_Short problem_: Pictures are not part of the copy. Retype the lines from the first one through the line that contains "false, true, true, true, true];".

_Data block_:
================================
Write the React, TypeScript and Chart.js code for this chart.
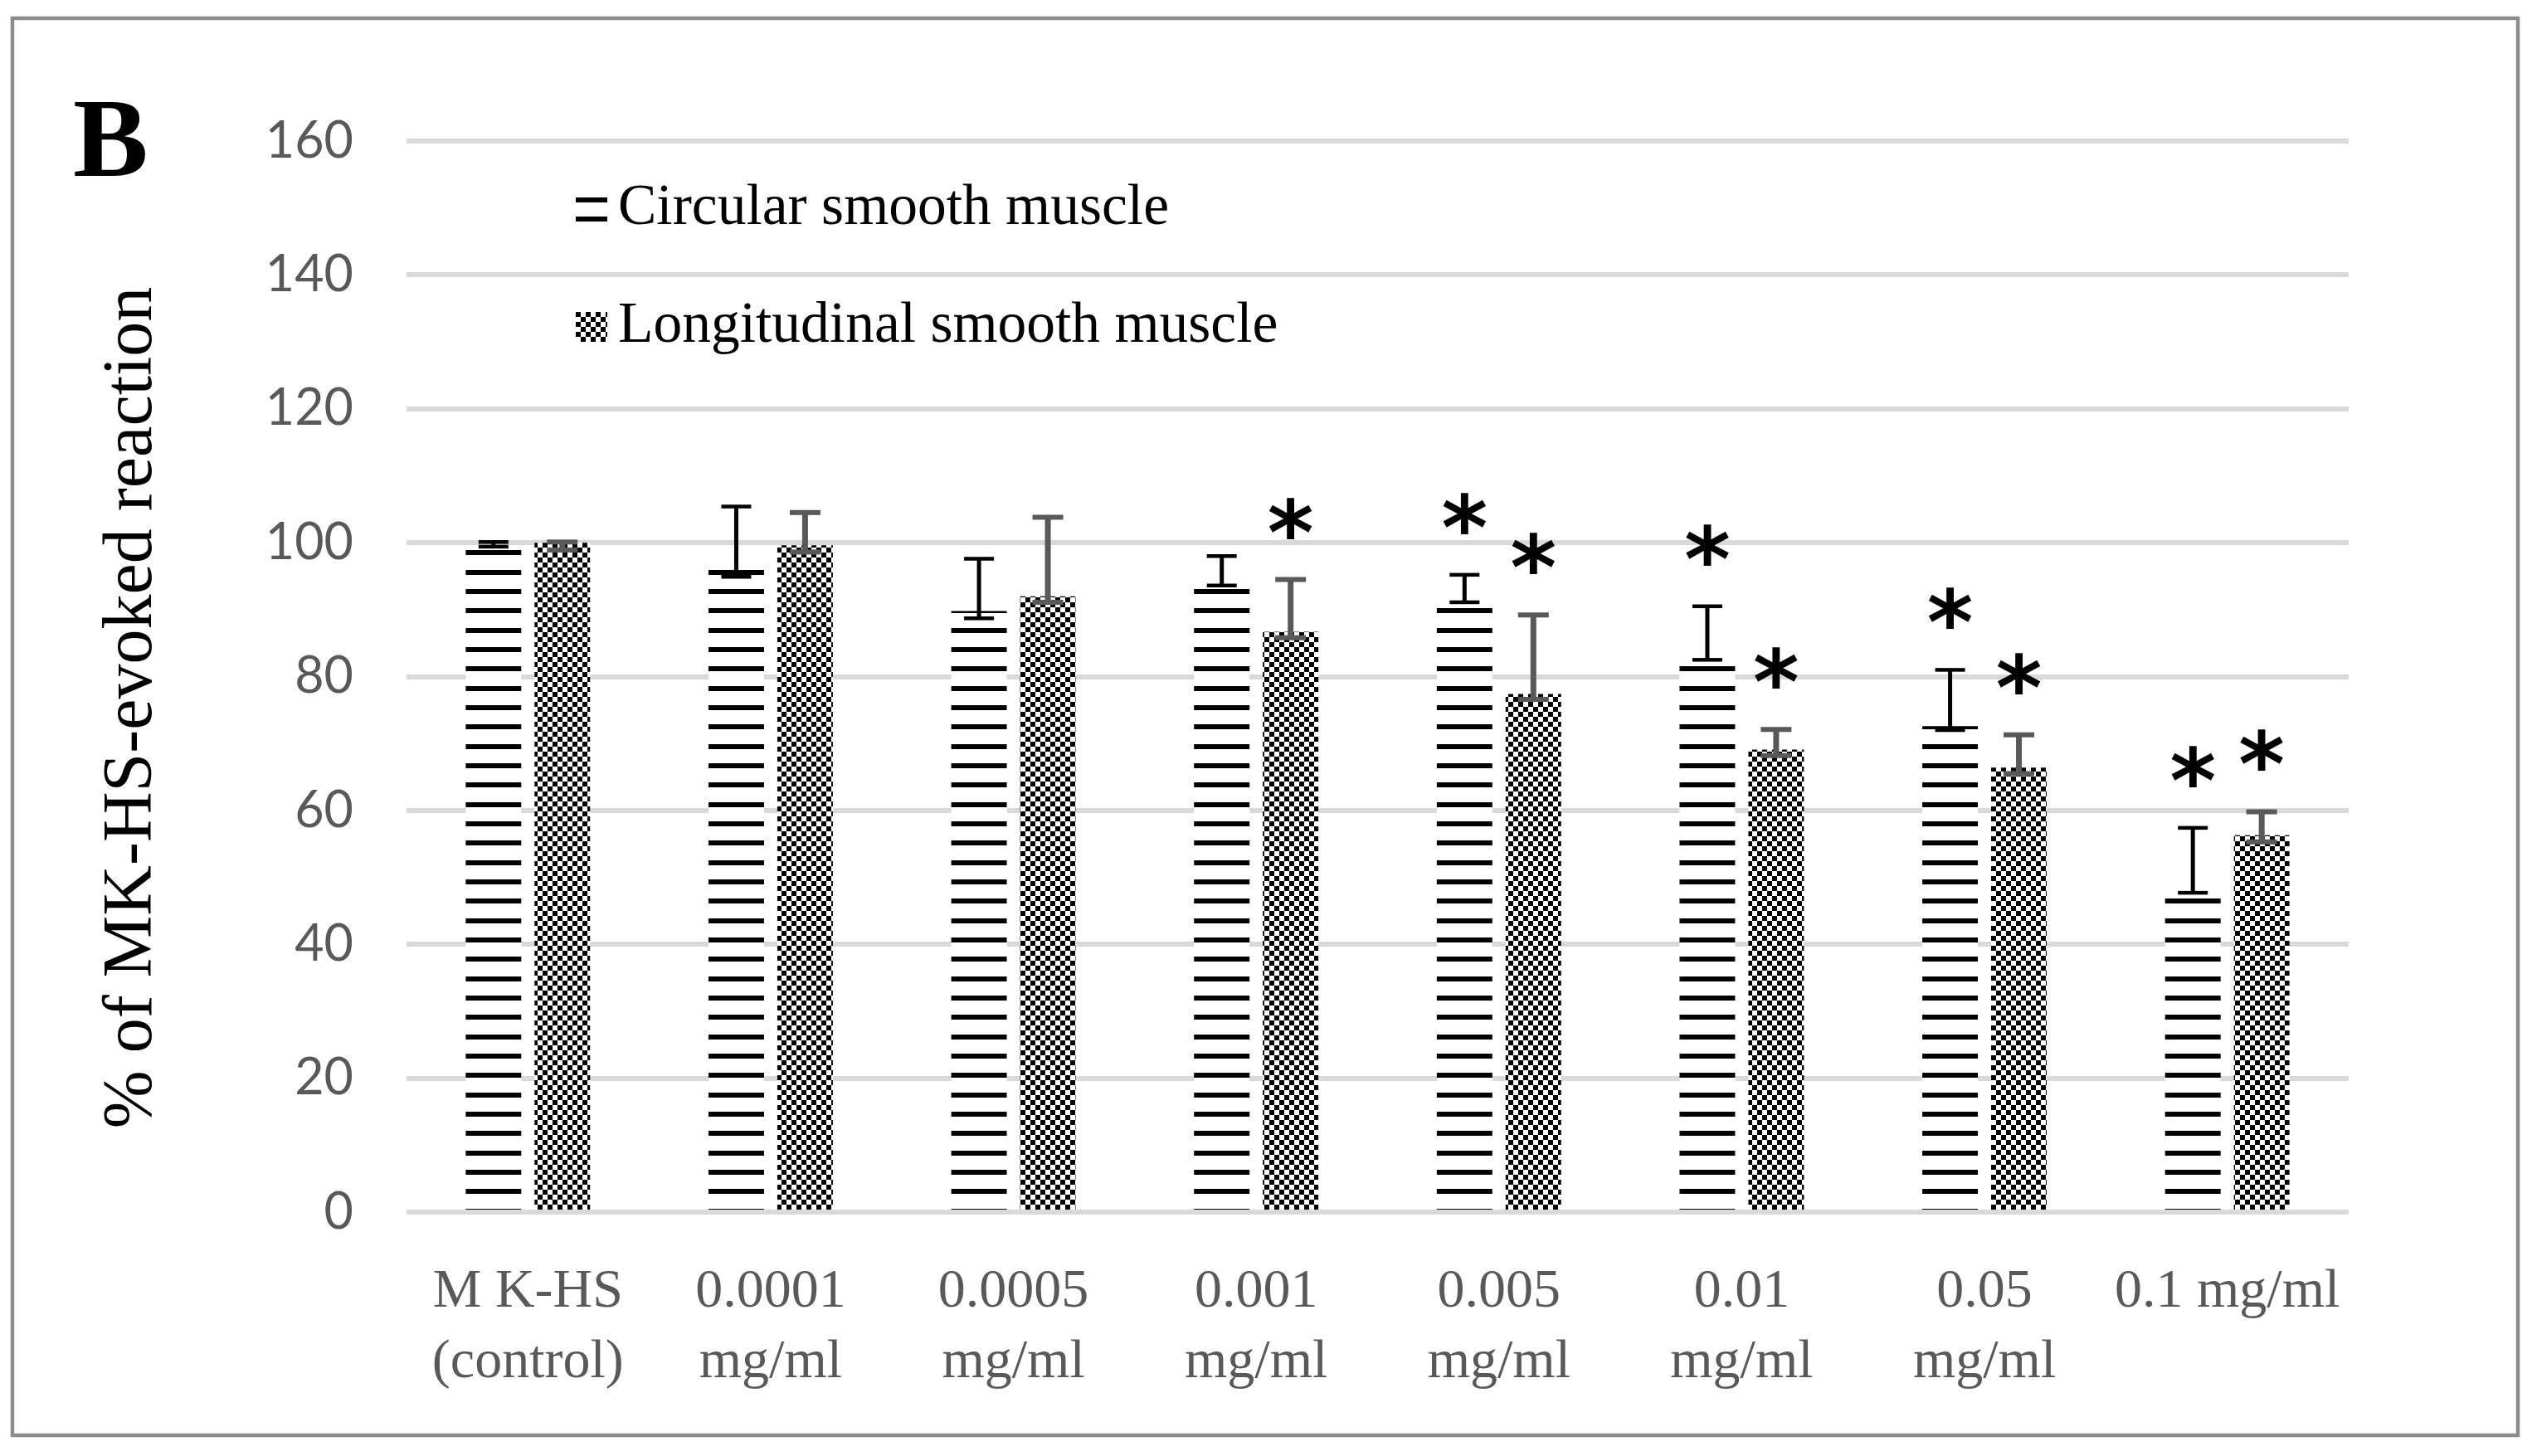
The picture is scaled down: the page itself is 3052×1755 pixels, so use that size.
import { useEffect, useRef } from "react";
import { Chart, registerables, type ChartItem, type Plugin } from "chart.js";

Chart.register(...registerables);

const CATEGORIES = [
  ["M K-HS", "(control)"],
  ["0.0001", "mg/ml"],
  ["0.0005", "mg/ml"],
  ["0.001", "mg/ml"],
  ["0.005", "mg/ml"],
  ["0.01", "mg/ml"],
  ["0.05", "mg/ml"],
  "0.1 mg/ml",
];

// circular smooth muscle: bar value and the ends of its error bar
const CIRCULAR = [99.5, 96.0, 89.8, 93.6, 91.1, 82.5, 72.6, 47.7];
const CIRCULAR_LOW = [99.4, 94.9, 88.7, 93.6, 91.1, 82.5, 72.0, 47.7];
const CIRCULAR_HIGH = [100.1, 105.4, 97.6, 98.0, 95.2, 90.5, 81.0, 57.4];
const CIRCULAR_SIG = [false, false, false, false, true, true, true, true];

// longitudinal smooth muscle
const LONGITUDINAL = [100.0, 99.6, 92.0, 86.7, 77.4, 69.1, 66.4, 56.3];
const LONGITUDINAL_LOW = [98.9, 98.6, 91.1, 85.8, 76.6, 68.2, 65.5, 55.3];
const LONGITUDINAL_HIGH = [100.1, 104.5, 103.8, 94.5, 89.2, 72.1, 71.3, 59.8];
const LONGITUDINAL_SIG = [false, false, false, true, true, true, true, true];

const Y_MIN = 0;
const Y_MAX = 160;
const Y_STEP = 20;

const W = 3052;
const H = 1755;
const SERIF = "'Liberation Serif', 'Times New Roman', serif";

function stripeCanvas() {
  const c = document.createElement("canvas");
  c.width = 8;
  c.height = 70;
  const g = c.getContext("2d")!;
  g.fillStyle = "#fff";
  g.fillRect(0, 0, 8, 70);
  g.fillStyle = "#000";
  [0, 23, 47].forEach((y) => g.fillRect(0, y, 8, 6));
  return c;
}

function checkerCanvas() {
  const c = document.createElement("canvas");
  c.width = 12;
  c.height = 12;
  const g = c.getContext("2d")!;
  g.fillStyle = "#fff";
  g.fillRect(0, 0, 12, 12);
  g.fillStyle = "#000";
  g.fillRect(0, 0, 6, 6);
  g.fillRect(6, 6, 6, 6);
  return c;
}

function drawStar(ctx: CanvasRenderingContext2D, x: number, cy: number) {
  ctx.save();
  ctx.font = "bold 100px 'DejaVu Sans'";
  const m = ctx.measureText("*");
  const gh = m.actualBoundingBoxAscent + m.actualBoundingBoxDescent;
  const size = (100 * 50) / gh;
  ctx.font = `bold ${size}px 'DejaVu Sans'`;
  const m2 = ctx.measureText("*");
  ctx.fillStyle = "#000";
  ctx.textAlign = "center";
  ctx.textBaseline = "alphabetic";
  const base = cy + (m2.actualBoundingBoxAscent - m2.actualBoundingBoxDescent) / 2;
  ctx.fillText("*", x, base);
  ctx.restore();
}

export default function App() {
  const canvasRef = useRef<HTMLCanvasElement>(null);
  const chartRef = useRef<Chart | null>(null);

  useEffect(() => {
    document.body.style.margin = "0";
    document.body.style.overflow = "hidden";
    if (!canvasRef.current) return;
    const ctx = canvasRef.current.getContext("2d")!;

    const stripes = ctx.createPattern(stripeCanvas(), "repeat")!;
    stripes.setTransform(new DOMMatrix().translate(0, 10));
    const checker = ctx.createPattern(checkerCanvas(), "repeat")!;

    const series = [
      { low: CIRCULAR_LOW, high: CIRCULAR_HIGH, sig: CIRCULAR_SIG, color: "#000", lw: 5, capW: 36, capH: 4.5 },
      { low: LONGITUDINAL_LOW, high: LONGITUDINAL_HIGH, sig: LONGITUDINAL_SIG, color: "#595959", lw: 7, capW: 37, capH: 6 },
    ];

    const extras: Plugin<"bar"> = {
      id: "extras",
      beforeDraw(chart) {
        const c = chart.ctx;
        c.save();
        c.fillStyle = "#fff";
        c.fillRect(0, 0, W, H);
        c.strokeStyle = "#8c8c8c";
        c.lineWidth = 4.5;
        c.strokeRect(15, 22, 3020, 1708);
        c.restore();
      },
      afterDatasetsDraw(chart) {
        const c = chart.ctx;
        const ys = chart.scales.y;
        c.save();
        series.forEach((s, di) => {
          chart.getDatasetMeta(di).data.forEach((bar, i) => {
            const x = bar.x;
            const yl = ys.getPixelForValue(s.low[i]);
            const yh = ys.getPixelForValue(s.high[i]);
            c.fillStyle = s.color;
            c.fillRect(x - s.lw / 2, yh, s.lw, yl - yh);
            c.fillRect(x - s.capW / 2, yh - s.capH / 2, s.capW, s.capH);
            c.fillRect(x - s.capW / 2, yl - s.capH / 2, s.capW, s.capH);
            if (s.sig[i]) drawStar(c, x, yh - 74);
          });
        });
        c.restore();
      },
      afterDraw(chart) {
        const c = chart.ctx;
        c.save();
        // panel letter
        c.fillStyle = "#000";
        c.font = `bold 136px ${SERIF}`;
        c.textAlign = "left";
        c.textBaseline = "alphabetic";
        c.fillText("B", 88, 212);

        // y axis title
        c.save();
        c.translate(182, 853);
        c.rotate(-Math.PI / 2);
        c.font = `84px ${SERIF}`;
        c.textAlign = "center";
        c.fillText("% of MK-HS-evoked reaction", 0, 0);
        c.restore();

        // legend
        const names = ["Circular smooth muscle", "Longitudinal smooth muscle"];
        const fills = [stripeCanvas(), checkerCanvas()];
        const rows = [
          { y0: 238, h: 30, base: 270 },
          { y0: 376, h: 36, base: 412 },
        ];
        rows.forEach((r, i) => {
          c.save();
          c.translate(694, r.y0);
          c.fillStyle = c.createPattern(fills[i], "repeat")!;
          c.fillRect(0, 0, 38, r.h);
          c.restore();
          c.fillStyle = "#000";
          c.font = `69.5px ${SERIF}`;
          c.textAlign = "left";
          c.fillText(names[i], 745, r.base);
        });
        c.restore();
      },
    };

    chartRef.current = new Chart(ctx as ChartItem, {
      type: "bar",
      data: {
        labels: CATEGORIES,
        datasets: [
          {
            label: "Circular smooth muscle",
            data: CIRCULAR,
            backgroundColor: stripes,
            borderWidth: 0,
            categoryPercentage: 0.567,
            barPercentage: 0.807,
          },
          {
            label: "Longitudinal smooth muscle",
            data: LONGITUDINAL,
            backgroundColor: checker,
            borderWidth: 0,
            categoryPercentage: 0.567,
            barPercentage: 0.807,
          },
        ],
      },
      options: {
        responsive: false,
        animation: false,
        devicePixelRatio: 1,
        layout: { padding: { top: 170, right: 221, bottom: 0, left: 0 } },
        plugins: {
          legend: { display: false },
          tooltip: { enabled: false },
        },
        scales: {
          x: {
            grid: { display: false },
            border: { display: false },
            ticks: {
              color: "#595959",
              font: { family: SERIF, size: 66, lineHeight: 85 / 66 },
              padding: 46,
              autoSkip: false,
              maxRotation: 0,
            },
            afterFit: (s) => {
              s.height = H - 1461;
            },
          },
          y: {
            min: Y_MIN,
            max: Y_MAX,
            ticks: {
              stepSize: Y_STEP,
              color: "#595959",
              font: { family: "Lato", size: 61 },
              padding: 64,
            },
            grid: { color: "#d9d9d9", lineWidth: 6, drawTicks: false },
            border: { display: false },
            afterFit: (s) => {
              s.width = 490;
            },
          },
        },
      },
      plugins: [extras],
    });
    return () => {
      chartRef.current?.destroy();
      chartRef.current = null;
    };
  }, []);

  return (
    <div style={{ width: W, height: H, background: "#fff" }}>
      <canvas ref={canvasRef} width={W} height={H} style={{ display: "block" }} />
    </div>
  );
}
================================
_Final result_:
Write the React, TypeScript and Chart.js code for this chart.
The picture is scaled down: the page itself is 3052×1755 pixels, so use that size.
import { useEffect, useRef } from "react";
import { Chart, registerables, type ChartItem, type Plugin } from "chart.js";

Chart.register(...registerables);

const CATEGORIES = [
  ["M K-HS", "(control)"],
  ["0.0001", "mg/ml"],
  ["0.0005", "mg/ml"],
  ["0.001", "mg/ml"],
  ["0.005", "mg/ml"],
  ["0.01", "mg/ml"],
  ["0.05", "mg/ml"],
  "0.1 mg/ml",
];

// circular smooth muscle: bar value and the ends of its error bar
const CIRCULAR = [99.5, 96.0, 89.8, 93.6, 91.1, 82.5, 72.6, 47.7];
const CIRCULAR_LOW = [99.4, 94.9, 88.7, 93.6, 91.1, 82.5, 72.0, 47.7];
const CIRCULAR_HIGH = [100.1, 105.4, 97.6, 98.0, 95.2, 90.5, 81.0, 57.4];
const CIRCULAR_SIG = [false, false, false, false, true, true, true, true];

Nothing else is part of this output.